What This Moment Reveals About Apple in 2026

Apple in 2026 is a different company than the one that launched (PRODUCT)RED with Steve Jobs onstage in 2006. It is larger, more profitable, and more tightly focused on margin expansion and ecosystem services. These are not criticisms in isolation — they are observations about how the company has evolved over two decades.

But evolution brings trade-offs. The cause-forward energy of the early Apple era gave the company a personality that felt genuinely personal and purposeful. Programs like (PRODUCT)RED were part of that identity. As those programs fade, Apple risks becoming a company that talks about its values more than it demonstrates them in concrete ways.

The iPhone 18 Pro deep red finish will tell us a great deal about Apple's true intentions.

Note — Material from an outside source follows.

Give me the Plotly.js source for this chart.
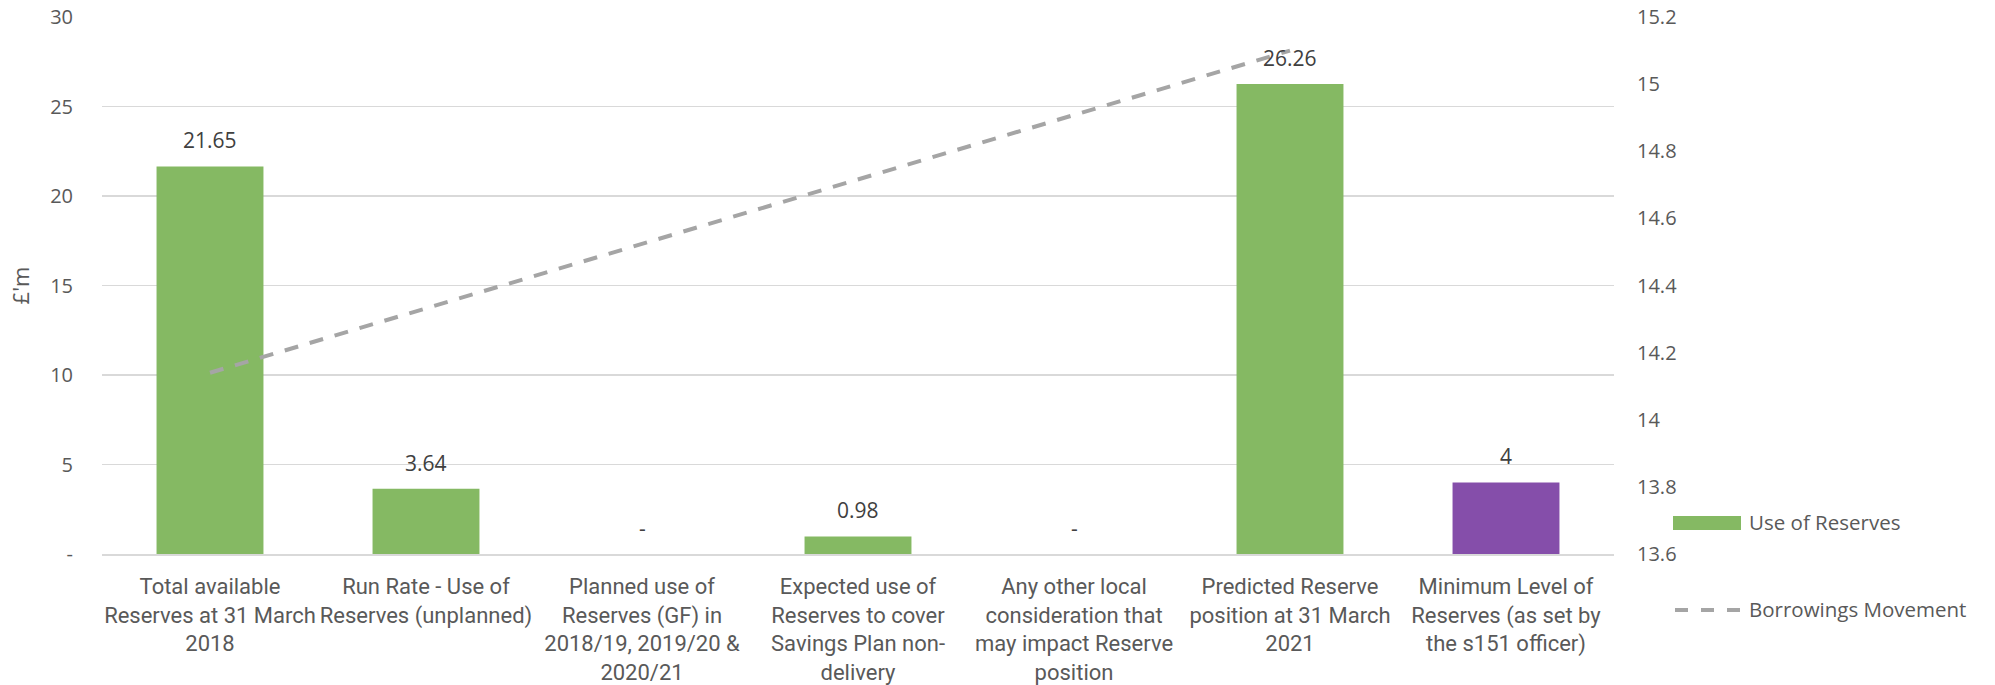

A deep red iPhone carrying a (RED) logo and a charitable component would be a welcome and meaningful signal. A deep red iPhone sold purely as a premium aesthetic choice would confirm that the era of Apple giving back through its products is truly over.

Red Was Never Just a Color

(PRODUCT)RED was one of the rare moments in consumer technology when buying something beautiful also meant doing something good. Apple helped make generosity effortless and stylish at the same time. That combination is genuinely rare and worth fighting to preserve.

The program may be gone today. But with the iPhone 18 Pro rumored to carry a bold new red finish, the door is not completely shut. Apple has surprised its customers before. Whether it chooses to surprise them again — and give the color real meaning once more — remains one of the quietly significant questions heading into the second half of 2026.